Many employers in the UK provide a Christmas bonus to their staff. Amounts vary widely, and may be supplemented by gifts from customers, known as Christmas boxes, usually paid direct. Some employers provide an annual bonus at other times of the year. Bonuses may be nominal, based on performance, or a thirteenth salary type scheme.

==Benefit recipients==
A Christmas bonus of £10 is paid to the recipients of long-term benefit in the United Kingdom.

This was established by the Pensioners and Family Income Supplement Payments Act 1972 as a one-off payment which was repeated by the Heath government in 1973 and 1974. It was then repeated by the Labour Government in 1977 and 1978. The subsequent Pensioners' Payments and Social Security Act of 1979 established it permanently, although the amount has never been uprated.

If the government had increased it to keep pace with inflation (and so keep a constant real value) it would be £119.47 in 2025.

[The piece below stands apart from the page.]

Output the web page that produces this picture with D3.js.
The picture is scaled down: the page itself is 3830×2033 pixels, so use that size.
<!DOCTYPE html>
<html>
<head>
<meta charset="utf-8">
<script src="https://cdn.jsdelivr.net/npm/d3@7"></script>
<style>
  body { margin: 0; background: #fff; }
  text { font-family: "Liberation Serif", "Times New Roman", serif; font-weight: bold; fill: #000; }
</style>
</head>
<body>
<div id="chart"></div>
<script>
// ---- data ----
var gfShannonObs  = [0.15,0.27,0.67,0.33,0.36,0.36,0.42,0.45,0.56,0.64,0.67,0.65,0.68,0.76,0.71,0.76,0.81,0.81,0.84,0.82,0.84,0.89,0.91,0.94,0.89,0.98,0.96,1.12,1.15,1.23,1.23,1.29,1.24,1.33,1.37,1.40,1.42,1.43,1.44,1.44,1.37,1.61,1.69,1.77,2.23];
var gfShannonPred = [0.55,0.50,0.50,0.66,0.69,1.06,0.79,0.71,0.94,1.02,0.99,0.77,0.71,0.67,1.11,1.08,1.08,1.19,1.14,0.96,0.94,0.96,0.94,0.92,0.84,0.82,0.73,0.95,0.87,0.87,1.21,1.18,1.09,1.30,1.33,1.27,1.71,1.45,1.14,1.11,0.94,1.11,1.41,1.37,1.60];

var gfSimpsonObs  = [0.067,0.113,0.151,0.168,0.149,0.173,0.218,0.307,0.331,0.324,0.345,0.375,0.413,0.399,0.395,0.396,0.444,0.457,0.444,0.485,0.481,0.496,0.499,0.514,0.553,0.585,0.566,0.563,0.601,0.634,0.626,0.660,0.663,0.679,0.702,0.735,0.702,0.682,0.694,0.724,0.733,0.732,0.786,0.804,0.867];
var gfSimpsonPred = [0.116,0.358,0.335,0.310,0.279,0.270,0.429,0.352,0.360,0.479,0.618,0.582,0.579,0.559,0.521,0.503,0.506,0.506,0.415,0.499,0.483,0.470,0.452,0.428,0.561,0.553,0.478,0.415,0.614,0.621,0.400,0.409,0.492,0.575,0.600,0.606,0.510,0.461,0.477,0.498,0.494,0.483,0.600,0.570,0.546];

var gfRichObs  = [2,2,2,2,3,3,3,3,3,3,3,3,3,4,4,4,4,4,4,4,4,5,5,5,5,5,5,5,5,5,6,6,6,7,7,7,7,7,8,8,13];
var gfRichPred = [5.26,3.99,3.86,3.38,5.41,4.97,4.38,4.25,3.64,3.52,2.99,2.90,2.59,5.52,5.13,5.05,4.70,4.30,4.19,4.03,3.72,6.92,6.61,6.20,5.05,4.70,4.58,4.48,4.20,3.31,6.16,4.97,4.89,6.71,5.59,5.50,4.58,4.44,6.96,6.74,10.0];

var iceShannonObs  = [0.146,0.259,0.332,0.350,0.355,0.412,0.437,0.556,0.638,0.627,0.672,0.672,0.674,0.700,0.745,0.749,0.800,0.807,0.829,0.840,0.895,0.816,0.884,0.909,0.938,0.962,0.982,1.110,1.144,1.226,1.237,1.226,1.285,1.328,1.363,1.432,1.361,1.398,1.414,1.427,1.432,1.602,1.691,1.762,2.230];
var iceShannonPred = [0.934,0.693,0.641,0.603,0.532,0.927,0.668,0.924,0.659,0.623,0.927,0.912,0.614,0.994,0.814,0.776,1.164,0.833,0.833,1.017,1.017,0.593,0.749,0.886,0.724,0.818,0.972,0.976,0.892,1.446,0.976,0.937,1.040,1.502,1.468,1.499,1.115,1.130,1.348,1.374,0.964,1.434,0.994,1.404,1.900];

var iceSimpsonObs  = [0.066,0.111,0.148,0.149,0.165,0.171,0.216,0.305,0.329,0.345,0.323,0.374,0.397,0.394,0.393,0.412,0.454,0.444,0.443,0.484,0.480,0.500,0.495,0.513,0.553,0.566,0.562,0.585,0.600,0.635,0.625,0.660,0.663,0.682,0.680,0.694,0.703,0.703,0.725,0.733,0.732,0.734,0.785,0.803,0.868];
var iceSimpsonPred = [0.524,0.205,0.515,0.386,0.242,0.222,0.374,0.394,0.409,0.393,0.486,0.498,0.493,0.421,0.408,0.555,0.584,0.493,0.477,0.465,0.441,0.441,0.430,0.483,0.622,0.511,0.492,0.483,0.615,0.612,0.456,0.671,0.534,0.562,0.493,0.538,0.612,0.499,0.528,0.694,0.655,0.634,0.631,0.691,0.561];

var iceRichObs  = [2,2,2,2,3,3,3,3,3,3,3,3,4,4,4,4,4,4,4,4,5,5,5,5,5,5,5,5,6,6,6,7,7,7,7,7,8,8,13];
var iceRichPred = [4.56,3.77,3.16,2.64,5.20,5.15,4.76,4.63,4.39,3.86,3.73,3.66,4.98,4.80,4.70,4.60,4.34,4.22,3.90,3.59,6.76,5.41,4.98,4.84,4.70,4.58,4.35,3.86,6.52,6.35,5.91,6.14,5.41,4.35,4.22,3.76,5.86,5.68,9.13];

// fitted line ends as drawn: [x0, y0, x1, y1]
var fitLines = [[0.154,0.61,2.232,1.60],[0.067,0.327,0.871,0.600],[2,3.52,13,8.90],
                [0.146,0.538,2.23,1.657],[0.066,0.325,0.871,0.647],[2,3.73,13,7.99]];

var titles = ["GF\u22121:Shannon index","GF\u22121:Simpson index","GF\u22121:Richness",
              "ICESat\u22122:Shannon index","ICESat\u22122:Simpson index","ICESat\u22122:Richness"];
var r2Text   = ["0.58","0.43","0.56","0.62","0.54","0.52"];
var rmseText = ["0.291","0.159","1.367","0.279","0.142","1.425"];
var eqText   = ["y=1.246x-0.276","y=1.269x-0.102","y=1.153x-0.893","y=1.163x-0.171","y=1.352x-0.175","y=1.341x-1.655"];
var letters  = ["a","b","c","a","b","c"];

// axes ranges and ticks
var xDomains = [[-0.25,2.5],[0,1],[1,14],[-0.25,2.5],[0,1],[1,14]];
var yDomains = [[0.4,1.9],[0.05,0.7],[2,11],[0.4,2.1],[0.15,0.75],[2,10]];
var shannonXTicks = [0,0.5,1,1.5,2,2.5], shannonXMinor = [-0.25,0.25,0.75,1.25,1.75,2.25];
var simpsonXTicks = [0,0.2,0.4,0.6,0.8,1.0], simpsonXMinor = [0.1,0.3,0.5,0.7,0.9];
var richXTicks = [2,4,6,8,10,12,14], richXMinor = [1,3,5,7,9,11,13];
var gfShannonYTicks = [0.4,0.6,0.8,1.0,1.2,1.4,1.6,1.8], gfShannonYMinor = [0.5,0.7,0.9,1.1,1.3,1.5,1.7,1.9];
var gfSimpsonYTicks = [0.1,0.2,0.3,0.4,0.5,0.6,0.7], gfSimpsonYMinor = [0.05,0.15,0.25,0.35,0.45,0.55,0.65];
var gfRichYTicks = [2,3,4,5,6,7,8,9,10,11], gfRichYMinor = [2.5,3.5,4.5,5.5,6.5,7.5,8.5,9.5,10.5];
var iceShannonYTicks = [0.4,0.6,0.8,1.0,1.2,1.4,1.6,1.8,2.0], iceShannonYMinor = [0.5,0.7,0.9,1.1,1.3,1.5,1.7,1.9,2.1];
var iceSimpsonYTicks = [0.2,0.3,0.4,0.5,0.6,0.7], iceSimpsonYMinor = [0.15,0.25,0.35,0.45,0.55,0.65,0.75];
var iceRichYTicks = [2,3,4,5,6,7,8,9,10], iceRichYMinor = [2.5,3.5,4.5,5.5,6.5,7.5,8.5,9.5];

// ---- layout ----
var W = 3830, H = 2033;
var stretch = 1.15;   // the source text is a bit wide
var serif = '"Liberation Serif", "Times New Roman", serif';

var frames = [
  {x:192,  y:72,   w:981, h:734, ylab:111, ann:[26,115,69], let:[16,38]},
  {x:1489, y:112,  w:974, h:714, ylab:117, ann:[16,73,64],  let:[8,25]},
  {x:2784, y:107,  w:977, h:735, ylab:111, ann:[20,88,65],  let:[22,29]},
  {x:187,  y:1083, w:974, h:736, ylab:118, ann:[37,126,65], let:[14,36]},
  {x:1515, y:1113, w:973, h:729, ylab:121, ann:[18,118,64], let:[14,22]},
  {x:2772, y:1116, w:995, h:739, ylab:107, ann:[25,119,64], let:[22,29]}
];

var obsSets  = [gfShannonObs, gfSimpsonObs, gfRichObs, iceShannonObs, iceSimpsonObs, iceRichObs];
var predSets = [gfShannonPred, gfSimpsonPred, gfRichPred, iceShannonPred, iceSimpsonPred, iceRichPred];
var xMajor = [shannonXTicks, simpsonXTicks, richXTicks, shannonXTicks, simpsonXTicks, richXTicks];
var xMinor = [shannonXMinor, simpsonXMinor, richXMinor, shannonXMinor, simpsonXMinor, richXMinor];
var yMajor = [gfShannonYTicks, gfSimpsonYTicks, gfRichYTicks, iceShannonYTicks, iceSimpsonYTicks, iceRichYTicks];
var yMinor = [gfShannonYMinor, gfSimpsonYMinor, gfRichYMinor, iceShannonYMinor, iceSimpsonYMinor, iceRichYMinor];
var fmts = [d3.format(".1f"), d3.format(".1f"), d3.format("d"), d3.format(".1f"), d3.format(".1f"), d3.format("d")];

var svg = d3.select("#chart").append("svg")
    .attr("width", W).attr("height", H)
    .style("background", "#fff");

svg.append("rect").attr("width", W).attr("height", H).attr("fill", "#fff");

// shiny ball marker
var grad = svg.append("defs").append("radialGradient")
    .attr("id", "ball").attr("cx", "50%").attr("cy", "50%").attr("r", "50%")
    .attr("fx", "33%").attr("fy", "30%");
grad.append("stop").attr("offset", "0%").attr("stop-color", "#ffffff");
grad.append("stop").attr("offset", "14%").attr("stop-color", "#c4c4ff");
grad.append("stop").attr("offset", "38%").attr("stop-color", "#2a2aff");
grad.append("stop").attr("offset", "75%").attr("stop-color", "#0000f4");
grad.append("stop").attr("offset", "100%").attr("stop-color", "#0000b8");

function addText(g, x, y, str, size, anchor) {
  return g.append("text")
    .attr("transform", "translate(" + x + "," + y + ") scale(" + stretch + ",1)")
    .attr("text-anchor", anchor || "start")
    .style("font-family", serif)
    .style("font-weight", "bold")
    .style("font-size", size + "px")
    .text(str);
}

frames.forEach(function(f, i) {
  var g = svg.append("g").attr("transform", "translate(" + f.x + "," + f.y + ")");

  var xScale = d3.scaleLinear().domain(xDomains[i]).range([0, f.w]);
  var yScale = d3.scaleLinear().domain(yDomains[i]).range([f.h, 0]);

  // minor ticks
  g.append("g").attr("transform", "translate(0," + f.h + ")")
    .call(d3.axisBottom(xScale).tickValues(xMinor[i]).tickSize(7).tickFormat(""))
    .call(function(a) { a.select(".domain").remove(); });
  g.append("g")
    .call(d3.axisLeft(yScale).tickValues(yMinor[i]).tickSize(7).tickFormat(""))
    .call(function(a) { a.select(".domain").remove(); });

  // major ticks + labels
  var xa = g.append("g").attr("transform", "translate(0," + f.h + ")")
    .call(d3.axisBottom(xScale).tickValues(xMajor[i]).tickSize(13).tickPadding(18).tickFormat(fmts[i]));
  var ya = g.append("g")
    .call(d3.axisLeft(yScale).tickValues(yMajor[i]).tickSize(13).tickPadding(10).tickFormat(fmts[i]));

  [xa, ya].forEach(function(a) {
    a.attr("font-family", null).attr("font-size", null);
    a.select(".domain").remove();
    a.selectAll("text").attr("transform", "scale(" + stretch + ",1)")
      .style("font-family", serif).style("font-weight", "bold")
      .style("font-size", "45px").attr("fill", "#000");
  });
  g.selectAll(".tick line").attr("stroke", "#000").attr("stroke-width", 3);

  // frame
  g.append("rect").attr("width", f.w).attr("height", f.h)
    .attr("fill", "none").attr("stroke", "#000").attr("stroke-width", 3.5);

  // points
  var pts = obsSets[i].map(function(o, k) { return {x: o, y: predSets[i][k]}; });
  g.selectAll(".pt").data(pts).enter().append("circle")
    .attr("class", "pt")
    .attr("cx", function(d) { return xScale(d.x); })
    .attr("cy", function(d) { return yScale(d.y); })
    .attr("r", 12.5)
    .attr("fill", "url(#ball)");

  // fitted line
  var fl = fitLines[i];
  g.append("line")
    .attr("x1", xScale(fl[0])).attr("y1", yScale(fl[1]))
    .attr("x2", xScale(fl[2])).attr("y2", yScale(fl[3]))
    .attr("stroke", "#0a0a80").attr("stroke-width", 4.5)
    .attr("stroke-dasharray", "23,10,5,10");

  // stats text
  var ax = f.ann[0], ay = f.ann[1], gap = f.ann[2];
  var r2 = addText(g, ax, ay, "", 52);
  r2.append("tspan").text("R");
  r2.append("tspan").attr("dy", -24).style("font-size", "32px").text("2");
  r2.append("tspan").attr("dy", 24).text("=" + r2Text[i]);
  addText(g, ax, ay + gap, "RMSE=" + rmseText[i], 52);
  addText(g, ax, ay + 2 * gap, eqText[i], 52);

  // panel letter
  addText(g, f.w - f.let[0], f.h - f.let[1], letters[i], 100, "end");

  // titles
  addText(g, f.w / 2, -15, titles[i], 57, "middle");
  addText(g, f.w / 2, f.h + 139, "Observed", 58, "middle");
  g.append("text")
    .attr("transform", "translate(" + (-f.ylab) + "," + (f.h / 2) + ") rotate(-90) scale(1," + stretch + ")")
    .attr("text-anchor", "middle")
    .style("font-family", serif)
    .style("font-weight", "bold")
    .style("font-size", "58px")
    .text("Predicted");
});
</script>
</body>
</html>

To qualify a person must be present or ‘ordinarily resident’ in the UK, Channel Islands, Isle of Man, Gibraltar, any European Economic Area country, or Switzerland during the qualifying week, normally the first full week of December, and get at least one of the following benefits in that week:

- Armed Forces Independence Payment
- Attendance Allowance
- Carer's allowance
- Constant Attendance Allowance (paid under Industrial Injuries or War Pensions schemes)
- Contribution-based Employment and Support Allowance (once the main phase of the benefit is entered after the first 13 weeks of claim)
- Disability Living Allowance
- Incapacity Benefit at the long-term rate
- Industrial Death Benefit (for widows or widowers)
- Mobility Supplement
- Pension Credit - the guarantee element
- Personal Independence Payment
- State Pension (including Graduated Retirement Benefit)
- Severe Disablement Allowance (transitionally protected)
- Unemployability Supplement or Allowance (paid under Industrial Injuries or War Pensions schemes)
- War Disablement Pension at State Pension age
- War Widow’s Pension
- Widowed Mother’s Allowance
- Widowed Parent’s Allowance
- Widow’s Pension

The list of qualifying benefits has been extended since the benefit was first introduced.